ML: Algo interessante de contar é que no começo os atendimentos aos consumidores era feito de forma coletiva, com hora marcada. Tínhamos uma sala que cabia cerca de 20 pessoas. Elas assistiam vídeos explicando o que era o Idec e sobre o tema do dia, por exemplo, Planos Econômicos. E depois entrava um advogado para tirar dúvidas. Quando eu lembro disso, eu penso: "Nossa, como a gente era louco". Gravávamos os vídeos porque não tínhamos um monte de advogados que podia explicar tudo.
Outra coisa que eu lembro é que o Josué [Rios] trabalhava como um louco. Ele era professor na PUC [Pontifícia Universidade Católica] e voluntário do Idec, onde coordenava a equipe jurídica. Quando precisava pensar, ele saia andando pelo parque, para encontrar soluções para os problemas que enfrentávamos, porque isso de propor ações coletivas era uma coisa nova. E assim que o CDC entrou em vigor, nós começamos a aplicá-lo. Então, ele tinha muitos desafios e precisava de sossego para trabalhar (a casa era pequena, ninguém tinha uma sala só para si). E uma vez eu encontrei ele trabalhando no porão.
A senhora também tinha outra atividade?
ML: Não. Quando eu saí do Governo, eu passei a me dedicar ao Idec e a usar o dinheiro que eu recebi, porque eu era CLT. Esse era o meu salário. Depois, nos anos 1990, eu me candidatei a uma bolsa da Ashoka – que atua com empreendedorismo social. Eu tinha deixado minha vida profissional por causa do Idec e fiquei meio perdida, sem uma definição. O que eu era? Eu era militante, mas naquela época isso não era comum. Então, quando eu fui aceita pela Ashoka, passei a ser empreendedora social. Recebi apoio deles por três anos. Era um valor pequeno, mas muito importante.
Olhando para trás, como a senhora avalia o Idec ao longo dessas três décadas e meia?
ML: Eu acho que o Idec sempre foi pioneiro em tudo o que ele se propôs a fazer e continua abrindo caminhos. E isso traz uma responsabilidade enorme, porque ele cresceu, está consolidado, tem uma equipe excelente, mas para tudo o que ele se propõe a fazer é pouco em termos de recursos humanos e materiais. O desafio continua sendo grande, principalmente nesse momento de destruição.

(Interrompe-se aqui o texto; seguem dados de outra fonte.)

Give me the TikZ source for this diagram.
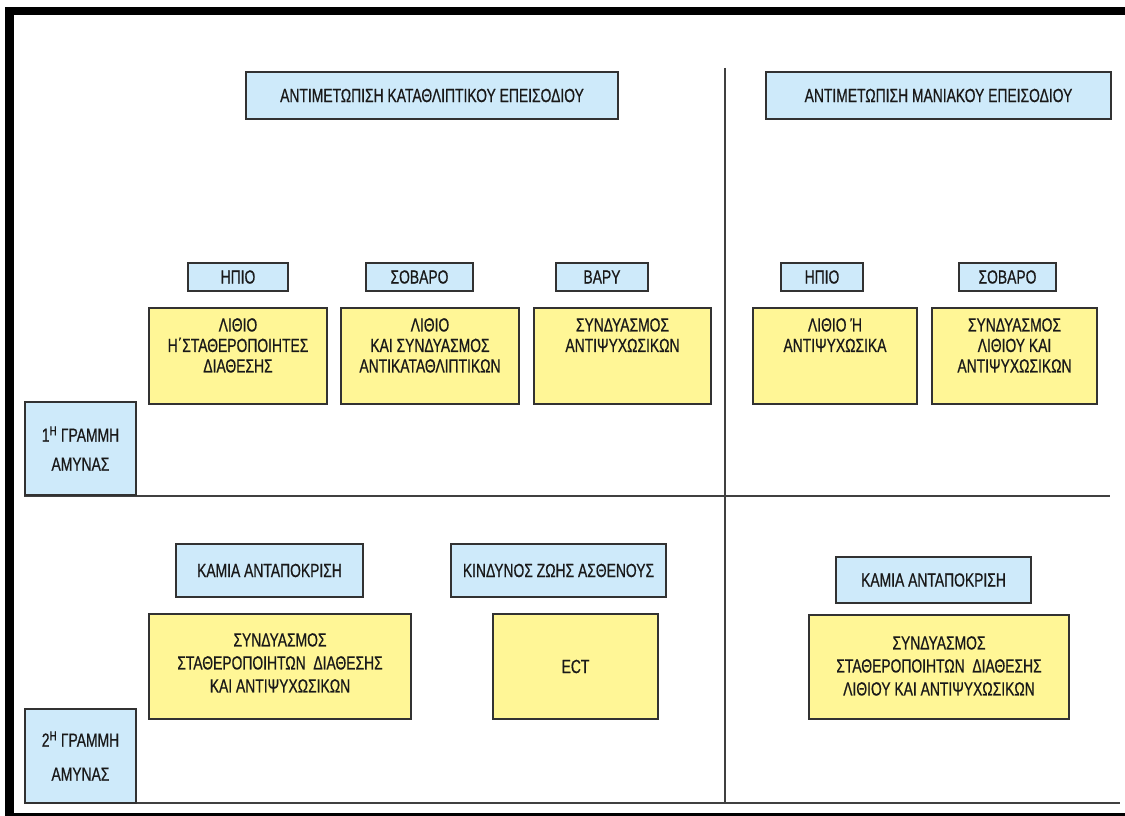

Outro ponto é que o Idec conseguiu alcançar seu grande objetivo de atuar na desefa coletiva, criar bases para que a participação social aconteça. Muitos espaços foram criados nesses 35 anos, e o Idec ampliou a sua atuação em diferentes temas, aumentando sua capacidade de participar na construção de políticas públicas.
Sempre incomodamos muita gente e tenho certeza de que incomodaremos cada vez mais. Estamos envolvidos em muitas lutas e é como se estivéssemos num fronte de guerra. Eu acho difícil que um dia o capitalismo alcance um equilibrio e que os interesses de empresas e consumidores fiquem iguais na balança. Pelo contrário, vemos cada vez mais o poder concentrado nas mãos de um pequeno grupo de empresas. Isso torna nosso trabalho muito mais difícil.
Vale destacar também que o Idec nunca estimulou a cultura do consumismo, longe disso, sempre defendeu o consumo responsável.
O sonho da idealizadora Marilena foi concretizado?
ML: Tudo o que foi feito, não só pela Marilena, mas pelo grupo, supera muito o que eu imaginava. É surpreendente. O respeito, o reconhecimento, a legitimidade em todas as esferas – Congresso, Judiciário etc. – é impressionante. Isso demonstra a sua seriedade. Eu tenho muito orgulho de ter tido a sorte de participar disso. Agora, o Idec anda sozinho. Ele tem vida, é um ser iluminado.